The Ipsos Mobility Navigator Study will continue, with the second and third parts covering vehicle electrification and shared mobility, respectively.

Source: Ipsos

Tony Morris
What a useless study! What does the average new car buyer perceive when you say "autonomous vehicle"? AV technology and utility fascinates me but until I actually spend some time being transported by an AV, I am certain I will continue to have no idea of the scope of benefits.
Joe Botha
I wonder if they would still feel this way when they realise driving yourself will take longer every single time. With automated vehicles being governed and routed for optimum travel time, and the IOT traffic lights giving preference to cars on its system, it will soon become a laborious schlep to drive yourself. Perhaps out in the countryside you could drive yourself. But certainly not in a city. That's just stupid.
This is a totally unbalanced survey. If you ask people whether they want an autonomous car, or a car that can be either driven autonomously or by them, then naturally they choose the second option since it is more flexible. Personally, I can’t wait for a safe autonomous car. Just think of the extra reading one could do whilst en route.... and I don’t think this will be too long in coming.
If most people want to drive their own cars, as alleged by this study, why can't they be bothered to actually DRIVE, and treat that task as the primary one they should be concerned with while they are behind the wheel?
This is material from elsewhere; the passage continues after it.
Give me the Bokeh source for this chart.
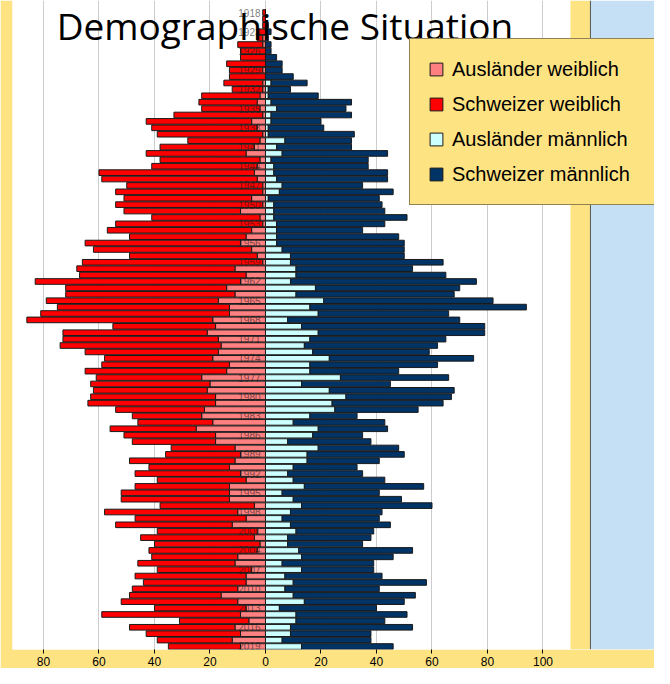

I've heard too many stories about distracted driving, foolish and idiotic circumstances which wind people up in accidents because their focus was NOT on their chief responsibility as the pilot of a motor vehicle.

As an automotive enthusiast, I genuinely embrace and enjoy the process of driving, and I do so responsibly. I can't help but suspect that the reason why autonomous vehicles are becoming all the rage is because there are those for whom DRIVING is the distraction from what they would rather be doing, whether it's talking on the phone, fixing their makeup or updating their Facebook page.

Sorry, but I don't buy this "study" for one instant.
I have always loved to drive and enjoy it immensely, so it's not a choice for me. Perhaps having the option of autonomous off/on would be acceptable, so that on a long road trip I could choose to read or take a nap, but what happens when you get to the border? Would it know to get in a lineup and wait for customs? Sure, eventually all these wrinkles will get ironed out, but for now, you'll have to face the fact that the trip will take a lot longer (and put a lot of confidence in its abilities).
My new Mercedes sort of drives itself when the road is relatively well marked and not too curvy. But where I really love it is in stop and go traffic where it is flawless and I just sit back and relax. And this is not a very advanced system. My answer would be "I want to drive myself, except when I don't want to drive myself. And when I'm driving, I want the computer to prevent me from getting into a crash." That would be the ideal system.
This a "No Duh" study. What don't these AI people actually come up with something we need.
What happens when four autonomous cars pull up to a four way stop at the same time? I bet they just sit there and never go. There should always be the option of manual override. And, personally, I prefer to drive myself.
Douglas Rogers
I expect ownership to become very rare and this to be a cab. Ownership would be more of an investment, like a frozen yogurt machine.
Once these AV technologies take off, it will piss off a lot of people who are stuck behind them. And hey, someone's already shot a porn vid in one.